3. Witte bloedcellen
De witte bloedcellen (leukocyten) bevatten in tegenstelling tot de rode wel een kern en kunnen zich zelfstandig voortbewegen. Het aantal witte bloedcellen is daardoor ook veel minder dan het aantal rode. Ze zijn bolvormig en kleurloos. Ze worden onderverdeeld in 3 soorten, de granulocyten, lymfocyten en monocyten. Ze worden in het rode beenmerg uit de stamcellen gevormd. De lymfocyten ontwikkelen zich verder in lymfatisch weefsel o.a lymfeknoppen en de milt.
Sommige soorten granulocyten (11 – 12µm) eten bacteriën op, andere vernietigen ziekteverwekkers door fagocytose (vernietiging van stoffen die het lichaam zijn binnen gekomen door cellen die deze stoffen kunnen opnemen en onschadelijk maken).
Lymfocyten (10-12 µm) zijn een onderdeel van het immuunsysteem, ze weren ziekteverwekkers af door o.a antistoffen, gevormd door plasma-cellen. Ze vermenigvuldigen zich vooral wanneer micro-organismen het lichaam binnen dringen.

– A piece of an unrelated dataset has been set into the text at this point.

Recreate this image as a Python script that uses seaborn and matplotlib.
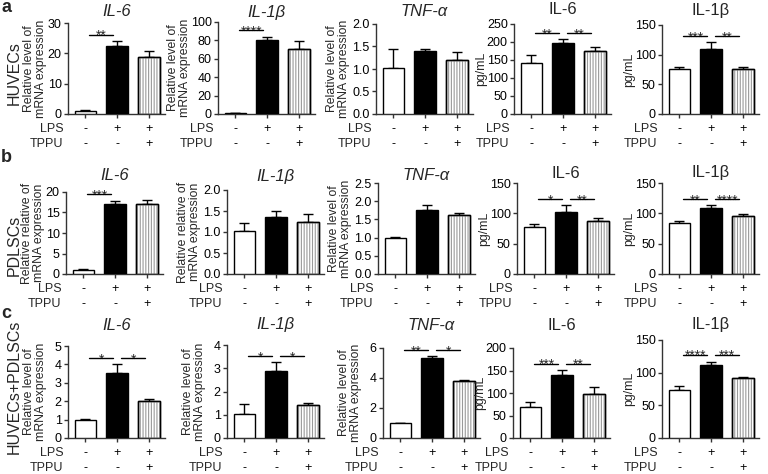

Monocyten zijn verantwoordelijk voor het vernietigen van ziekteverwekkers door fagocytose en ruimen de dode celresten op door macrofagen (vreetcellen), in de weefsels buiten de bloedvaten.
4. Bloedplaatjes
De bloedplaatjes (trombocyten) zijn geen cellen, maar stukjes die afgesnoerd zijn van grote cellen (megakaryocyten) ze bevatten geen kern. Ze worden net zoals de rode bloedcellen en de witte bloedcellen in het rode beenmerg gevormd. Ze staan mee in bij de bloedstolling.
5. Bloedstolling
Uit het beschadigde weefsel en bloedplaatjes komen stoffen vrij. De stoffen uit het bloedplasma, de bloedplaatjes en de beschadigde cellen zorgen met behulp van stollingsfactoren in het bloedplasma in een ingewikkelde kettingreactie voor de bloedstolling. De bloedplaatjes hechten zich aan de beschadigde wand van het bloedvat en vormen een bloedpropje. Het fibrinogeen wordt bij de reactie omgezet in het onoplosbare finbrinedraden. Uit de bloedplaatjes groeien fibrinedraden die de wond afsluit door een netwerk. De rode bloedcellen worden in het netwerk gevangen en sluiten de wond af.